Well, who could blame the woman for her creamy state of mind, given that the shop she worked in was filled with different moisturisers and various sweet-smelling body lotions.

But the episode made me realise all over again that I might have given my son a name he might need to defend against playground bullies and in pronunciation- challenged Singapore society.

Apart from some polite, blank looks I got when I revealed my baby’s name, there has been one instance of a friend asking me if I’d made up the name myself. For the record, it is a proper male name of French origin, from the Latin “lucis”, meaning “light”.

My mother, doting grandma to my two boys, has come up with her own unique Mandarin- inflected version of his name. She calls him “Looshien”, which makes him sound like a cross between Lao She and Lu Xun, both pioneers of modern Chinese literature – and I like that a lot.

But if, years from now, Lucien is reading this column from the newspaper’s archives, I have this to say: Son, if you hate your name, you can totally blame me.

It was I who, one night, while watching the 1996 French film L’Appartement with your father, suddenly became convinced that I should name the child I was then carrying in my stomach after a minor lovelorn character in the movie. More than that, dear Lucien, your name is also a collection of meanings and associations. It is a nod towards Lucien The Librarian from Neil Gaiman’s seminal Sandman comics, the tall bookish guardian of all the books ever dreamt of, including the unwritten ones.

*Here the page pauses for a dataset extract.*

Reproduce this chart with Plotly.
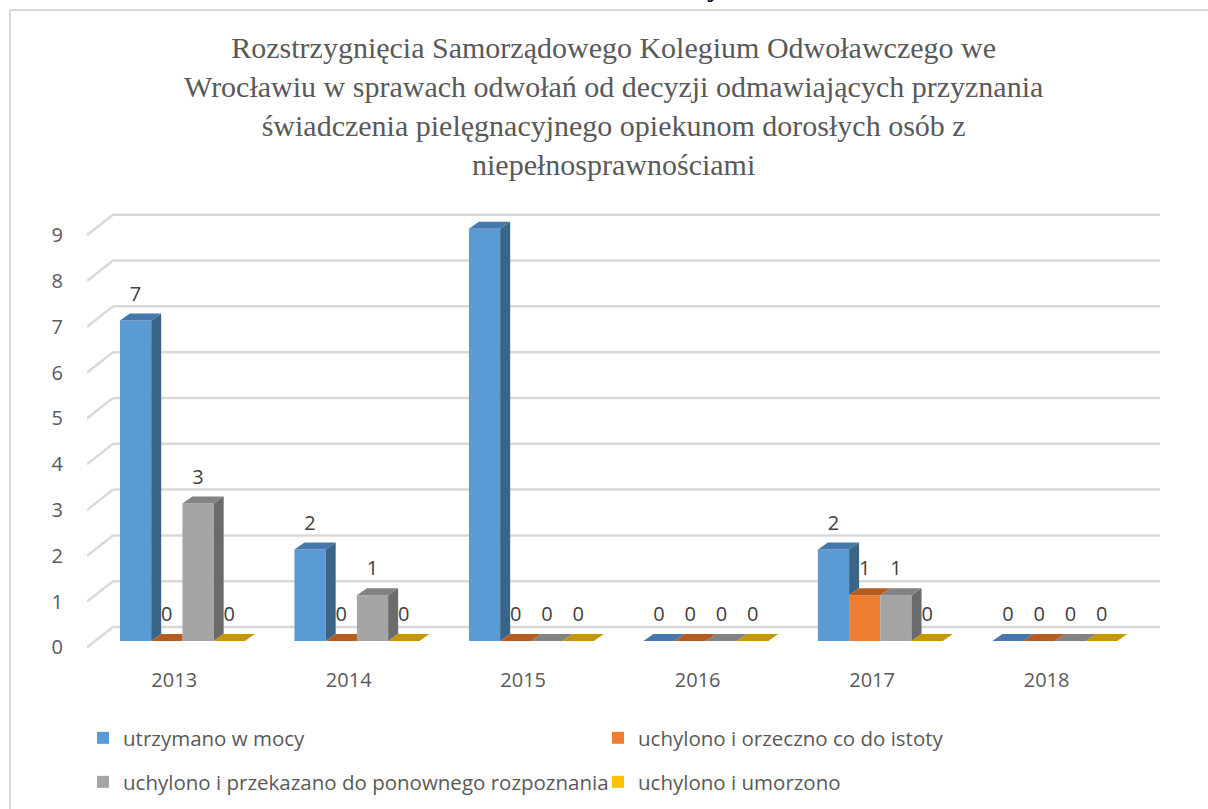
import plotly.graph_objects as go

# ---------------- data ----------------
years = ["2013", "2014", "2015", "2016", "2017", "2018"]
series_names = [
    "utrzymano w mocy",
    "uchylono i orzeczno co do istoty",
    "uchylono i przekazano do ponownego rozpoznania",
    "uchylono i umorzono",
]
utrzymano = [7, 2, 9, 0, 2, 0]
orzeczono = [0, 0, 0, 0, 1, 0]
przekazano = [3, 1, 0, 0, 1, 0]
umorzono = [0, 0, 0, 0, 0, 0]
y_ticks = [0, 1, 2, 3, 4, 5, 6, 7, 8, 9]

title_text = ("Rozstrzygnięcia Samorządowego Kolegium Odwoławczego we<br>"
              "Wrocławiu w sprawach odwołań od decyzji odmawiających przyznania<br>"
              "świadczenia pielęgnacyjnego opiekunom dorosłych osób z<br>"
              "niepełnosprawnościami")

values = [utrzymano, orzeczono, przekazano, umorzono]

# ---------------- style ----------------
front_col = ["#5B9BD5", "#ED7D31", "#A5A5A5", "#FFC000"]
top_col = ["#4677AA", "#B65C22", "#828282", "#C49800"]
side_col = ["#3B6489", "#9E4F1C", "#6B6B6B", "#A88300"]

W = 0.179        # bar width (x units)
OFF0 = -0.311    # offset of first bar from category centre
DX = 0.0573      # depth shift x (bar)
DY = 0.153       # depth shift y (bar)
LABEL_DY = 0.54  # data label above bar top
FRONT_DY = -0.14 # front plane relative to bar base
BACK_DX = 0.149  # back wall shift x
BACK_DY = 0.306  # back wall shift y
X_MIN, X_MAX = -0.5, 5.65
Y_MIN, Y_MAX = -0.196, 9.41

grid_col = "#D9D9D9"
text_col = "#595959"
label_col = "#404040"
FONT = "Open Sans"

fig = go.Figure()

# front faces as bars
n = len(years)
for k, (name, vals) in enumerate(zip(series_names, values)):
    fig.add_trace(go.Bar(
        x=list(range(n)), y=vals, width=W, offset=OFF0 + k * W,
        marker=dict(color=front_col[k], line=dict(width=0)),
        name=name, legend="legend" if k < 2 else "legend2",
        hoverinfo="x+y+name",
    ))

# side and top faces (3-D effect), painter's order left to right
for i in range(n):
    for k in range(4):
        v = values[k][i]
        x0 = i + OFF0 + k * W
        x1 = x0 + W
        has_next = k < 3
        v_next = values[k + 1][i] if has_next else 0
        lb = min(v_next, v) if has_next else 0
        if v > lb:
            fig.add_trace(go.Scatter(
                x=[x1, x1 + DX, x1 + DX, x1, x1],
                y=[lb, lb + DY, v + DY, v, lb],
                mode="lines", fill="toself", fillcolor=side_col[k],
                line=dict(width=0, color=side_col[k]),
                showlegend=False, hoverinfo="skip"))
        if has_next and v_next > v:
            tx = [x0, x1, x1, x0 + DX, x0]
            ty = [v, v, v + DY, v + DY, v]
        else:
            tx = [x0, x1, x1 + DX, x0 + DX, x0]
            ty = [v, v, v + DY, v + DY, v]
        fig.add_trace(go.Scatter(
            x=tx, y=ty, mode="lines", fill="toself", fillcolor=top_col[k],
            line=dict(width=0, color=top_col[k]),
            showlegend=False, hoverinfo="skip"))

# data labels
lx, ly, lt = [], [], []
for k in range(4):
    for i in range(n):
        v = values[k][i]
        lx.append(i + OFF0 + k * W + W / 2)
        ly.append(v + LABEL_DY)
        lt.append(str(v))
fig.add_trace(go.Scatter(
    x=lx, y=ly, text=lt, mode="text", textposition="middle center",
    textfont=dict(family=FONT, size=20, color=label_col),
    showlegend=False, hoverinfo="skip", cliponaxis=False))

# gridlines (floor diagonal + back wall)
shapes = []
for v in y_ticks:
    shapes.append(dict(type="line", xref="x", yref="y", layer="below",
                       x0=X_MIN, y0=v + FRONT_DY, x1=X_MIN + BACK_DX, y1=v + BACK_DY,
                       line=dict(color=grid_col, width=2.5)))
    shapes.append(dict(type="line", xref="x", yref="y", layer="below",
                       x0=X_MIN + BACK_DX, y0=v + BACK_DY, x1=X_MAX, y1=v + BACK_DY,
                       line=dict(color=grid_col, width=2.5)))
# chart frame
shapes.append(dict(type="line", xref="paper", yref="paper", layer="below",
                   x0=-0.0718, y0=1.4545, x1=-0.0718, y1=-0.45,
                   line=dict(color=grid_col, width=2)))
shapes.append(dict(type="line", xref="paper", yref="paper", layer="below",
                   x0=-0.0718, y0=1.4545, x1=1.1, y1=1.4545,
                   line=dict(color=grid_col, width=2)))

fig.update_layout(
    width=1208, height=809,
    margin=dict(l=87, r=48, t=210, b=159, autoexpand=False),
    paper_bgcolor="white", plot_bgcolor="white",
    barmode="overlay",
    shapes=shapes,
    title=dict(text=title_text, x=0.508, xanchor="center", xref="container",
               y=1 - 58 / 809, yanchor="top", yref="container",
               font=dict(family="Liberation Serif", size=30, color=text_col)),
    xaxis=dict(range=[X_MIN, X_MAX], tickvals=list(range(n)), ticktext=years,
               showgrid=False, zeroline=False, showline=False, ticks="",
               ticklabelstandoff=16,
               tickfont=dict(family=FONT, size=20, color=text_col)),
    yaxis=dict(range=[Y_MIN, Y_MAX], tickvals=[v + FRONT_DY for v in y_ticks],
               ticktext=[str(v) for v in y_ticks],
               showgrid=False, zeroline=False, showline=False, ticks="",
               ticklabelstandoff=23,
               tickfont=dict(family=FONT, size=20, color=text_col)),
    legend=dict(orientation="h", x=-0.0037, xanchor="left", y=-0.2, yanchor="middle",
                entrywidth=470, entrywidthmode="pixels",
                font=dict(family=FONT, size=20.5, color=text_col),
                bgcolor="rgba(0,0,0,0)"),
    legend2=dict(orientation="h", x=-0.0037, xanchor="left", y=-0.3, yanchor="middle",
                 entrywidth=470, entrywidthmode="pixels",
                 font=dict(family=FONT, size=20.5, color=text_col),
                 bgcolor="rgba(0,0,0,0)"),
    annotations=[dict(text="y", xref="paper", yref="paper", x=0.585, y=1.468,
                      xanchor="center", yanchor="bottom", showarrow=False,
                      font=dict(family="Liberation Serif", size=30, color="black"))],
)

fig.write_html("out.html", config={"displayModeBar": False},
               post_script="document.body.style.margin='0';")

It is my wish that you grow up to be as learned, loyal, sensitive and wise as your fictional namesake.

Meanwhile, your Papa is fond of telling people that your name is a link to Lucian, the leader of the Lycans (played by British actor Michael Sheen) in the Underworld vampire-versus- werewolf movies. If that ups your cachet among guy pals, good.

But, seriously, few people in our family are calling Lucien by his given name right now. To us, he is Winky. It was what his elder brother Julian, almost four, came up with when we asked him to help think of a name for the baby.

And it has stuck. These days, pretend to take Lucien away from Julian, and the latter will exclaim: “No! He is my Winky!”

With that, Julian has laid claim to his little brother. It is this sense of ownership, I believe, that has contributed to his adoration and lack of sibling rivalry with Lucien/Winky. So, really, what’s in a name?

In the best possible case, a name serves to lubricate and anoint our relationships. Sort of like lotion.